### Task to carry out
Write the data out again, character for character, with no images.

#####

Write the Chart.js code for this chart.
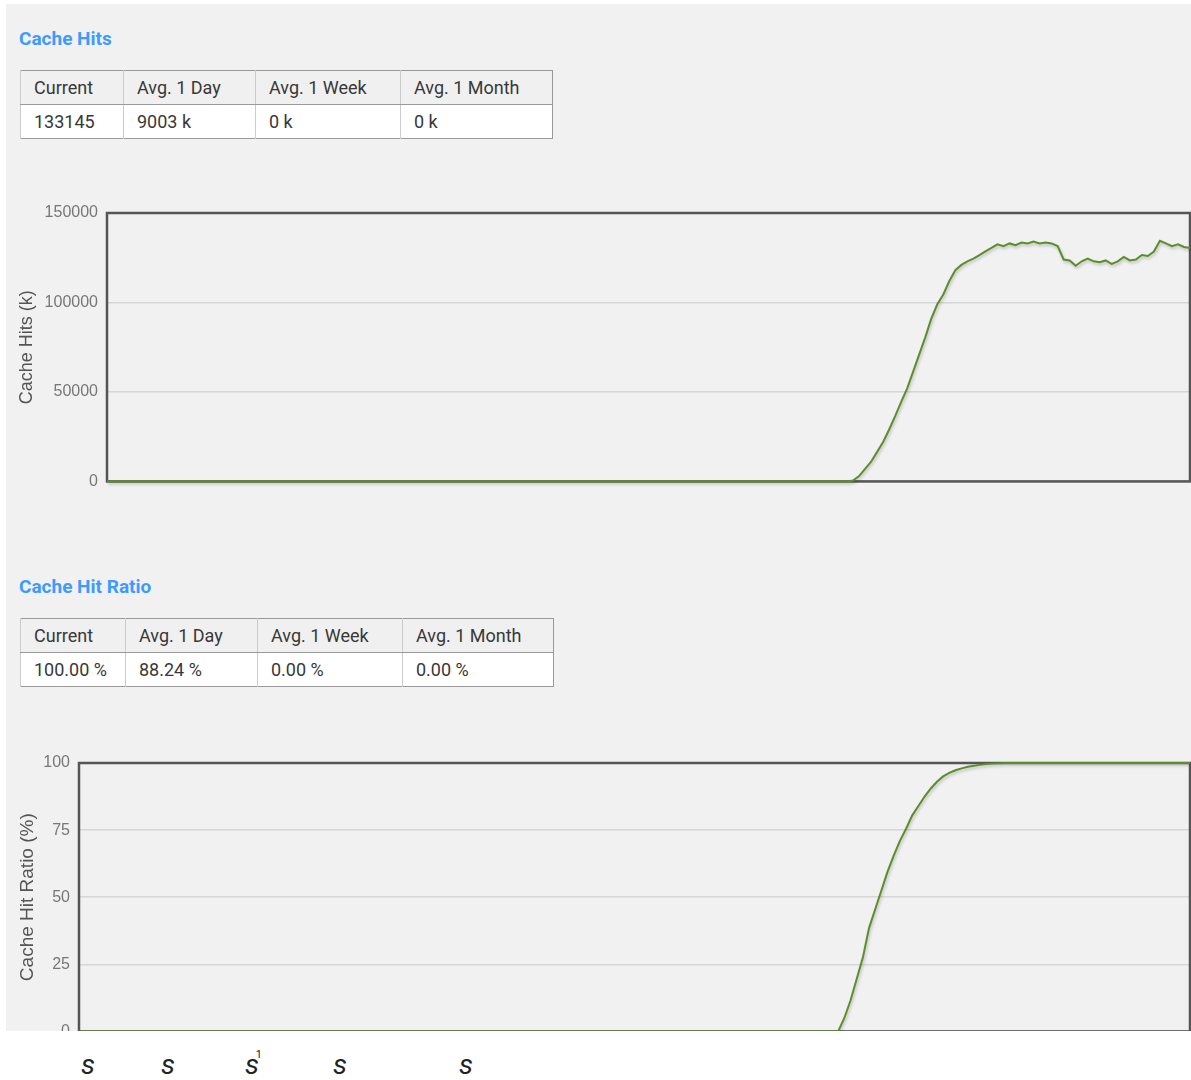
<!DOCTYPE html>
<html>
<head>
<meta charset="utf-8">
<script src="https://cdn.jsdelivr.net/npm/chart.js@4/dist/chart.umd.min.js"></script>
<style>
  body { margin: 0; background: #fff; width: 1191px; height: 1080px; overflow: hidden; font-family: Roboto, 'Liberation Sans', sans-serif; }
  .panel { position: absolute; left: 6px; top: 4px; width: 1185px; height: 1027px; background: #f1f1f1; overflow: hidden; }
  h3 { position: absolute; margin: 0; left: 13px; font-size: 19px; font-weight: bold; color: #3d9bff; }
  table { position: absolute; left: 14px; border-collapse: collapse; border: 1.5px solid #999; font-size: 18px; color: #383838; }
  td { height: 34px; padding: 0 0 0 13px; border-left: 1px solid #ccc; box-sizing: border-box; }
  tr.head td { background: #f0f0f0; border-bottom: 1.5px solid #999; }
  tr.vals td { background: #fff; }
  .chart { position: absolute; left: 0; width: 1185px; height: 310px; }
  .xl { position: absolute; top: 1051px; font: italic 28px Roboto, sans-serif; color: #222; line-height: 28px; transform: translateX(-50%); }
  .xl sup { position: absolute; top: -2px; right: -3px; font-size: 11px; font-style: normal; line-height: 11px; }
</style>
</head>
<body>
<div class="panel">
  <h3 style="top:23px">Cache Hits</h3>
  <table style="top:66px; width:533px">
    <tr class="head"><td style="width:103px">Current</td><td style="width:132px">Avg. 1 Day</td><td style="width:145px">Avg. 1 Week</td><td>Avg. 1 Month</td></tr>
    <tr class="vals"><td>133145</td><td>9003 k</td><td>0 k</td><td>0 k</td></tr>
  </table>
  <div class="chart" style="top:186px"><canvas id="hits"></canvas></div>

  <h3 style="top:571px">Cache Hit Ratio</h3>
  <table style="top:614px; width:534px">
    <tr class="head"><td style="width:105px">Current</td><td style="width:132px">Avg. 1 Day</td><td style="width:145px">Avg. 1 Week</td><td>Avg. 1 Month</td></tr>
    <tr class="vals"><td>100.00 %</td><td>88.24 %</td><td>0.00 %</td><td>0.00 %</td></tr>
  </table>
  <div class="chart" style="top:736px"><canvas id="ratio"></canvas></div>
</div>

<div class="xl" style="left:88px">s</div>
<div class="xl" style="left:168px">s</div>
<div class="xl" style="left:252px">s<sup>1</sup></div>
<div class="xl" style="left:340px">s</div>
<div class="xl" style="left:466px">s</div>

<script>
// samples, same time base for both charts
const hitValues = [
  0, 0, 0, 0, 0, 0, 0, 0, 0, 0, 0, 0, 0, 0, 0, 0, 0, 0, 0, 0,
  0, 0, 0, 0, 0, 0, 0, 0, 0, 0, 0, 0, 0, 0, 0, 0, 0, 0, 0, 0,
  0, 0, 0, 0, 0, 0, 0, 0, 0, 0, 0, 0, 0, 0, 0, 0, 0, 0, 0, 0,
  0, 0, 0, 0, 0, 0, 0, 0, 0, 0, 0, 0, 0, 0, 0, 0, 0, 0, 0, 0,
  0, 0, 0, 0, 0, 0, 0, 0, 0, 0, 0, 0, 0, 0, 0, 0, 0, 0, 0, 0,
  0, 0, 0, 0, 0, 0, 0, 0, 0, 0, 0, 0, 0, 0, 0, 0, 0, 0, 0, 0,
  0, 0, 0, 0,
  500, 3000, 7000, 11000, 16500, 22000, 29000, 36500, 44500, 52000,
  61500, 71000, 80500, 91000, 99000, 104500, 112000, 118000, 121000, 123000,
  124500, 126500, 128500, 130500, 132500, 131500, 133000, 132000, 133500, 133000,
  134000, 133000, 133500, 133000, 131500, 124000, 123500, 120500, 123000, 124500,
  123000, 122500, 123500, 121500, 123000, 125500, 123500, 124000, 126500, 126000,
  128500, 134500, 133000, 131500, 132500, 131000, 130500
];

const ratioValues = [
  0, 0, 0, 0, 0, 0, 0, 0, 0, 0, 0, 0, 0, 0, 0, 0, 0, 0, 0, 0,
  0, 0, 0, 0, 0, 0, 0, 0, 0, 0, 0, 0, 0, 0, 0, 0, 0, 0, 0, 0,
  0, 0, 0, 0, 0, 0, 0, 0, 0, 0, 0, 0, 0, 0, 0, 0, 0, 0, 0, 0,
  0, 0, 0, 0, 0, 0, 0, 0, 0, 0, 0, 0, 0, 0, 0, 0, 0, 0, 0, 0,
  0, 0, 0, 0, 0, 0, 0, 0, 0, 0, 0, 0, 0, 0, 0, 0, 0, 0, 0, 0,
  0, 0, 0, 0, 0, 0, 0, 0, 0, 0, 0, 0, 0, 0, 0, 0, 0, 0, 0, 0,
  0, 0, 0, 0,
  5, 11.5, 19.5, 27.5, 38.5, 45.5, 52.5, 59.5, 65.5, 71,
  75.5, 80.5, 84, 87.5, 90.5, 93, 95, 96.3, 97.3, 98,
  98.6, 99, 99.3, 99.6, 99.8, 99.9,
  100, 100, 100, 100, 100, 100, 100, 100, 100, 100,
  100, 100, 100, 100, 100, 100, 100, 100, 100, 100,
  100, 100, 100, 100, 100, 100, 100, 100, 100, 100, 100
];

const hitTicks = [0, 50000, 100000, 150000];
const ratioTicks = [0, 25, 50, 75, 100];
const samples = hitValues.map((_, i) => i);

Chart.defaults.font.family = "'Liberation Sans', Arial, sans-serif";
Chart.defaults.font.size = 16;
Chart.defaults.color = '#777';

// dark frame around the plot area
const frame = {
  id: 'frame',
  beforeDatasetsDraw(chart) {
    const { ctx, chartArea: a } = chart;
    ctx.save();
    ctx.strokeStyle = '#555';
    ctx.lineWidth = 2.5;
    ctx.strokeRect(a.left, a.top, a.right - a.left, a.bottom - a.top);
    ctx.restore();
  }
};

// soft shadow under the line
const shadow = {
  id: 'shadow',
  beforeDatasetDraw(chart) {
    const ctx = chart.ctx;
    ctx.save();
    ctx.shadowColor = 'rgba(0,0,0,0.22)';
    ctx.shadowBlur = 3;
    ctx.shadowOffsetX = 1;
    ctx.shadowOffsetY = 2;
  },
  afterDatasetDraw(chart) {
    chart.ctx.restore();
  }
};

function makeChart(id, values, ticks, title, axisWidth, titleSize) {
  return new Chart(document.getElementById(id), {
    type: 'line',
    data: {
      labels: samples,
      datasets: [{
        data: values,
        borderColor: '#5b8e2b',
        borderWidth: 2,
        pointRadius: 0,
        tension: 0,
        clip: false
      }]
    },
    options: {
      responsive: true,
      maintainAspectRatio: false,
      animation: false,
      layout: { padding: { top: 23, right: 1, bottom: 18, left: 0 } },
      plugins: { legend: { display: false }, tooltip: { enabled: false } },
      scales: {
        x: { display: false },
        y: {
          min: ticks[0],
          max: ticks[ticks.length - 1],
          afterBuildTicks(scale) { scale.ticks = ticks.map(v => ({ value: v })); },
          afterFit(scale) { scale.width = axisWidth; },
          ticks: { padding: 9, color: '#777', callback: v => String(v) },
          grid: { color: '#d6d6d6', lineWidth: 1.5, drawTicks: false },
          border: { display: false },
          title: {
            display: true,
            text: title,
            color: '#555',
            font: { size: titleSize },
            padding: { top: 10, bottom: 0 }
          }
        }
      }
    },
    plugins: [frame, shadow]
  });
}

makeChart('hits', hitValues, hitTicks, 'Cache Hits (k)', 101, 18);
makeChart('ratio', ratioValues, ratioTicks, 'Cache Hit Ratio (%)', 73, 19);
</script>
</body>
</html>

#####

### Full answer
Write the Chart.js code for this chart.
<!DOCTYPE html>
<html>
<head>
<meta charset="utf-8">
<script src="https://cdn.jsdelivr.net/npm/chart.js@4/dist/chart.umd.min.js"></script>
<style>
  body { margin: 0; background: #fff; width: 1191px; height: 1080px; overflow: hidden; font-family: Roboto, 'Liberation Sans', sans-serif; }
  .panel { position: absolute; left: 6px; top: 4px; width: 1185px; height: 1027px; background: #f1f1f1; overflow: hidden; }
  h3 { position: absolute; margin: 0; left: 13px; font-size: 19px; font-weight: bold; color: #3d9bff; }
  table { position: absolute; left: 14px; border-collapse: collapse; border: 1.5px solid #999; font-size: 18px; color: #383838; }
  td { height: 34px; padding: 0 0 0 13px; border-left: 1px solid #ccc; box-sizing: border-box; }
  tr.head td { background: #f0f0f0; border-bottom: 1.5px solid #999; }
  tr.vals td { background: #fff; }
  .chart { position: absolute; left: 0; width: 1185px; height: 310px; }
  .xl { position: absolute; top: 1051px; font: italic 28px Roboto, sans-serif; color: #222; line-height: 28px; transform: translateX(-50%); }
  .xl sup { position: absolute; top: -2px; right: -3px; font-size: 11px; font-style: normal; line-height: 11px; }
</style>
</head>
<body>
<div class="panel">
  <h3 style="top:23px">Cache Hits</h3>
  <table style="top:66px; width:533px">
    <tr class="head"><td style="width:103px">Current</td><td style="width:132px">Avg. 1 Day</td><td style="width:145px">Avg. 1 Week</td><td>Avg. 1 Month</td></tr>
    <tr class="vals"><td>133145</td><td>9003 k</td><td>0 k</td><td>0 k</td></tr>
  </table>
  <div class="chart" style="top:186px"><canvas id="hits"></canvas></div>

  <h3 style="top:571px">Cache Hit Ratio</h3>
  <table style="top:614px; width:534px">
    <tr class="head"><td style="width:105px">Current</td><td style="width:132px">Avg. 1 Day</td><td style="width:145px">Avg. 1 Week</td><td>Avg. 1 Month</td></tr>
    <tr class="vals"><td>100.00 %</td><td>88.24 %</td><td>0.00 %</td><td>0.00 %</td></tr>
  </table>
  <div class="chart" style="top:736px"><canvas id="ratio"></canvas></div>
</div>

<div class="xl" style="left:88px">s</div>
<div class="xl" style="left:168px">s</div>
<div class="xl" style="left:252px">s<sup>1</sup></div>
<div class="xl" style="left:340px">s</div>
<div class="xl" style="left:466px">s</div>

<script>
// samples, same time base for both charts
const hitValues = [
  0, 0, 0, 0, 0, 0, 0, 0, 0, 0, 0, 0, 0, 0, 0, 0, 0, 0, 0, 0,
  0, 0, 0, 0, 0, 0, 0, 0, 0, 0, 0, 0, 0, 0, 0, 0, 0, 0, 0, 0,
  0, 0, 0, 0, 0, 0, 0, 0, 0, 0, 0, 0, 0, 0, 0, 0, 0, 0, 0, 0,
  0, 0, 0, 0, 0, 0, 0, 0, 0, 0, 0, 0, 0, 0, 0, 0, 0, 0, 0, 0,
  0, 0, 0, 0, 0, 0, 0, 0, 0, 0, 0, 0, 0, 0, 0, 0, 0, 0, 0, 0,
  0, 0, 0, 0, 0, 0, 0, 0, 0, 0, 0, 0, 0, 0, 0, 0, 0, 0, 0, 0,
  0, 0, 0, 0,
  500, 3000, 7000, 11000, 16500, 22000, 29000, 36500, 44500, 52000,
  61500, 71000, 80500, 91000, 99000, 104500, 112000, 118000, 121000, 123000,
  124500, 126500, 128500, 130500, 132500, 131500, 133000, 132000, 133500, 133000,
  134000, 133000, 133500, 133000, 131500, 124000, 123500, 120500, 123000, 124500,
  123000, 122500, 123500, 121500, 123000, 125500, 123500, 124000, 126500, 126000,
  128500, 134500, 133000, 131500, 132500, 131000, 130500
];

const ratioValues = [
  0, 0, 0, 0, 0, 0, 0, 0, 0, 0, 0, 0, 0, 0, 0, 0, 0, 0, 0, 0,
  0, 0, 0, 0, 0, 0, 0, 0, 0, 0, 0, 0, 0, 0, 0, 0, 0, 0, 0, 0,
  0, 0, 0, 0, 0, 0, 0, 0, 0, 0, 0, 0, 0, 0, 0, 0, 0, 0, 0, 0,
  0, 0, 0, 0, 0, 0, 0, 0, 0, 0, 0, 0, 0, 0, 0, 0, 0, 0, 0, 0,
  0, 0, 0, 0, 0, 0, 0, 0, 0, 0, 0, 0, 0, 0, 0, 0, 0, 0, 0, 0,
  0, 0, 0, 0, 0, 0, 0, 0, 0, 0, 0, 0, 0, 0, 0, 0, 0, 0, 0, 0,
  0, 0, 0, 0,
  5, 11.5, 19.5, 27.5, 38.5, 45.5, 52.5, 59.5, 65.5, 71,
  75.5, 80.5, 84, 87.5, 90.5, 93, 95, 96.3, 97.3, 98,
  98.6, 99, 99.3, 99.6, 99.8, 99.9,
  100, 100, 100, 100, 100, 100, 100, 100, 100, 100,
  100, 100, 100, 100, 100, 100, 100, 100, 100, 100,
  100, 100, 100, 100, 100, 100, 100, 100, 100, 100, 100
];

const hitTicks = [0, 50000, 100000, 150000];
const ratioTicks = [0, 25, 50, 75, 100];
const samples = hitValues.map((_, i) => i);

Chart.defaults.font.family = "'Liberation Sans', Arial, sans-serif";
Chart.defaults.font.size = 16;
Chart.defaults.color = '#777';

// dark frame around the plot area
const frame = {
  id: 'frame',
  beforeDatasetsDraw(chart) {
    const { ctx, chartArea: a } = chart;
    ctx.save();
    ctx.strokeStyle = '#555';
    ctx.lineWidth = 2.5;
    ctx.strokeRect(a.left, a.top, a.right - a.left, a.bottom - a.top);
    ctx.restore();
  }
};

// soft shadow under the line
const shadow = {
  id: 'shadow',
  beforeDatasetDraw(chart) {
    const ctx = chart.ctx;
    ctx.save();
    ctx.shadowColor = 'rgba(0,0,0,0.22)';
    ctx.shadowBlur = 3;
    ctx.shadowOffsetX = 1;
    ctx.shadowOffsetY = 2;
  },
  afterDatasetDraw(chart) {
    chart.ctx.restore();
  }
};

function makeChart(id, values, ticks, title, axisWidth, titleSize) {
  return new Chart(document.getElementById(id), {
    type: 'line',
    data: {
      labels: samples,
      datasets: [{
        data: values,
        borderColor: '#5b8e2b',
        borderWidth: 2,
        pointRadius: 0,
        tension: 0,
        clip: false
      }]
    },
    options: {
      responsive: true,
      maintainAspectRatio: false,
      animation: false,
      layout: { padding: { top: 23, right: 1, bottom: 18, left: 0 } },
      plugins: { legend: { display: false }, tooltip: { enabled: false } },
      scales: {
        x: { display: false },
        y: {
          min: ticks[0],
          max: ticks[ticks.length - 1],
          afterBuildTicks(scale) { scale.ticks = ticks.map(v => ({ value: v })); },
          afterFit(scale) { scale.width = axisWidth; },
          ticks: { padding: 9, color: '#777', callback: v => String(v) },
          grid: { color: '#d6d6d6', lineWidth: 1.5, drawTicks: false },
          border: { display: false },
          title: {
            display: true,
            text: title,
            color: '#555',
            font: { size: titleSize },
            padding: { top: 10, bottom: 0 }
          }
        }
      }
    },
    plugins: [frame, shadow]
  });
}

makeChart('hits', hitValues, hitTicks, 'Cache Hits (k)', 101, 18);
makeChart('ratio', ratioValues, ratioTicks, 'Cache Hit Ratio (%)', 73, 19);
</script>
</body>
</html>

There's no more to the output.